Friday, May 16, 2008

Botswana and Zimbabwe: A Tale of Two Countries.

In most African countries, even those that are nominally democratic, the leaders are so far removed from day-to-day public scrutiny that they behave with impunity and in an embarrassingly rapacious manner. Of course, Botswana’s free media plays a vital role in keeping her politicians honest. My visit to Botswana, to give one example, coincided with President Festus Mogae’s last “state of the nation” address. One of the country’s weekly newspapers, Mbegi, carried a page-long response to the president written by the leader of the opposition, who railed against the government’s “laissez-faire” policies.

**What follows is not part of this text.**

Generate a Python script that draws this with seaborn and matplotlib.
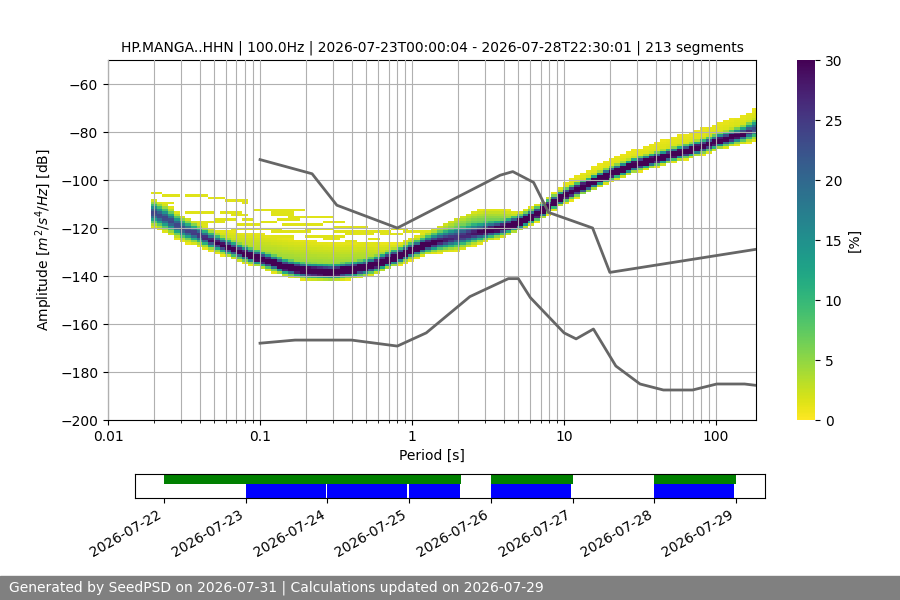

Though I disagreed with the substance of his arguments, I was happy to see his freedom of expression honored, especially considering that Botswana has been ruled by the same political party, the Botswana Democratic Party, since 1965.

That brings me to probably the most important legacy of Khama’s presidency: a limited government and one of the freest economies in Africa. (In its 2007 Economic Freedom of the World report, Canada’s Fraser Institute ranked Botswana’s economic freedom on par with that of Belgium and Portugal.) According to Scott Beaulier, an economist at Beloit College, “Khama adopted pro-market policies on a wide front. His new government promised low and stable taxes to mining companies, liberalized trade, increased personal freedoms, and kept marginal income tax rates low to deter tax evasion and corruption.”